Logging is a major part of Vancouver Island’s history and economy. A significant portion of old growth forests in the area have been logged, some remain relatively untouched. The decisions about whether to log the remaining old growth areas is a contentious one, with sides pointing to both positive and negative consequences. There should be no logging of old growth forests permitted on Vancouver Island because there are many environmental consequences, there are many other places to log and significant impact on indigenous communities.
Old growth forests play a significant role in the ecology and biodiversity of the region. They house a large number of potentially unique species of animals. Some of the reasons why old growth forests are the only suitable habitats for some of these species are not always obvious. For instance, they have more fallen trees and more established root systems than younger forests (Unity College, 2017). These properties can be impossible to reproduce artificially, but without them animals can be driven out of their habitat and into surrounding areas, potentially disrupting their ecosystems or human settlements. Alternatively, those unable to find a new habitat may go extinct altogether. It is a delicate balance that is easy to disrupt, but the consequences of such disruptions can be difficult to foresee and extremely negative.
Old growth forests also contribute significantly to the environment of the region in which they are located. Trees protect the area from sunlight and compact the ground with their roots. Land cleared of trees becomes dry and loose, which means it risks erosion and landslides (Franke, n. d.). This is especially notable in clear-cutting, which leaves the area completely devoid of trees; however, even selective logging methods have this effect (Franke, n. d.). These consequences disrupt the local environment, potentially affecting neighbouring areas, as well.
Impact on Indigenous Communities
Vancouver Island’s indigenous population ascribes major cultural significance to the old growth forests. They have lived there for generations, and rely on the forests’ resources in their life. Notably, the streams running through the forests provide habitat for salmon, and, in turn, the forests rely on the fish as a source of nutrients (Renner, 2020). For the First Nations of the region, the salmon is an important cultural item, as well as a source of food (Martin, 2020). Moreover, tree products, such as bark, especially from the old growth red cedar, are used for the First Nations’ cultural items (Martin, 2020). Logging in the area will destroy the salmon’s habitat and deprive the locals of their culturally important environment. Furthermore, as the local First Nations rely on the forests’ resources for their life, logging would also harm their traditional way of living.
Other Places for Logging
Although forestry is the largest manufacturing sector of British Columbia’s economy, it is not the only region in Canada that produces wood and wood products. Considering the contentious nature of logging in this area, it can be prudent to relocate the industry elsewhere. Quebec and Ontario are responsible for 31% and 21% of the country’s forest industry, compared to British Columbia’s 27% (Government of Canada, 2020). This suggests that the production of wood products can be relocated to these provinces, if necessary. Furthermore, British Columbia’s old growth forests are attractive to tourists, with the estimated yearly economic value of the same areas being significantly higher if used for tourism than if it is logged (BC Chamber of Commerce, 2019). Therefore, logging in this province specifically may not be as economically sound as others.

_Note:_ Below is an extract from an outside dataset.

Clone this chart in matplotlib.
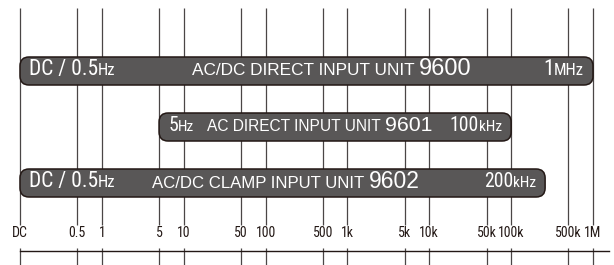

Though British Columbia and Vancouver Island are significant source of wood for Canada, and the region’s economy relies on logging to a significant degree, logging old growth forests in the area should be banned. It can have significant negative effects on the local environment. It will deprive the local indigenous people of their resources, livelihood, and traditional way of life. Finally, tourism is more economically advantageous than logging in the area; therefore, it can be done in other provinces.
BC Chamber of Commerce (2019). Protecting Old Growth Rainforest to the Economic Benefit of Tourism-Based Communities (2019). Web.
Franke, A. (n. d.). The impacts of logging on Vancouver Island. ArcGIS. Web.
Government of Canada (2020). Forest Industry – Regional Picture. Web.
Martin, J. (2020). Old growth forests are vital to indigenous cultures. We need to protect what’s left. The Tyee. Web.
Renner, S. (2020). The deep roots of BC’s old growth defenders. The Tyee. Web.
Unity College (2017). The benefits of protecting old-growth forests after your sustainability studies. Web.